— Information provided —
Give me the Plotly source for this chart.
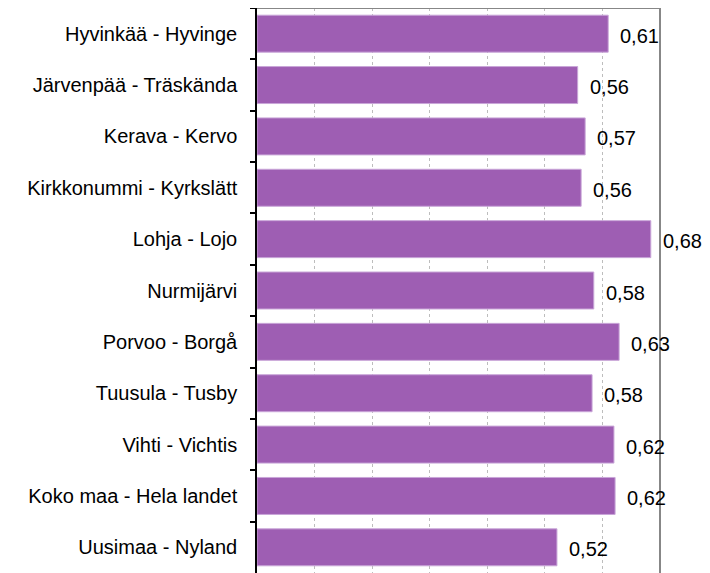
import plotly.graph_objects as go

categories = [
    "Hyvinkää - Hyvinge", "Järvenpää - Träskända", "Kerava - Kervo",
    "Kirkkonummi - Kyrkslätt", "Lohja - Lojo", "Nurmijärvi",
    "Porvoo - Borgå", "Tuusula - Tusby", "Vihti - Vichtis",
    "Koko maa - Hela landet", "Uusimaa - Nyland",
]
values = [0.61, 0.557, 0.570, 0.563, 0.684, 0.585, 0.629, 0.582, 0.620, 0.622, 0.521]
labels = ["0,61", "0,56", "0,57", "0,56", "0,68", "0,58", "0,63", "0,58", "0,62", "0,62", "0,52"]

FONT = "Liberation Sans, Arial, sans-serif"

fig = go.Figure(go.Bar(
    x=values, y=categories, orientation="h",
    marker=dict(color="#9E5EB3", line=dict(color="#C9A6D8", width=1)),
    width=0.72,
    hoverinfo="skip",
))

for c, v, t in zip(categories, values, labels):
    fig.add_annotation(x=v, y=c, text=t, showarrow=False, xanchor="left",
                       xshift=11, yshift=-2, borderpad=0,
                       font=dict(family=FONT, size=20, color="#000000"))

fig.add_shape(type="line", xref="x domain", yref="y domain", x0=0, x1=1, y0=1, y1=1,
              line=dict(color="#878787", width=2))
fig.add_shape(type="line", xref="x domain", yref="y domain", x0=1, x1=1, y0=0, y1=1,
              line=dict(color="#878787", width=2))

fig.update_layout(
    width=702, height=565,
    margin=dict(l=249, r=50, t=0, b=0),
    paper_bgcolor="white", plot_bgcolor="white",
    showlegend=False,
    font=dict(family=FONT, size=20, color="#000000"),
    xaxis=dict(range=[0, 0.7], dtick=0.1, showticklabels=False, showgrid=True,
               gridcolor="#BDBDBD", griddash="dot", gridwidth=1, zeroline=False,
               showline=False, ticks=""),
    yaxis=dict(autorange=False, range=[10.5, -0.5], type="category",
               showline=True, linecolor="#000000", linewidth=1.5,
               ticks="outside", tickson="boundaries", ticklen=5, tickcolor="#000000",
               tickwidth=1.5, ticklabelstandoff=14, showgrid=False,
               tickfont=dict(family=FONT, size=20, color="#000000")),
)

fig.write_html("out.html")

— Work to do —
Everything from the first line to the line with "import plotly.graph_objects as go" must be repeated exactly, and nothing else. Leave the pictures out.

— Written answer —
Give me the Plotly source for this chart.
import plotly.graph_objects as go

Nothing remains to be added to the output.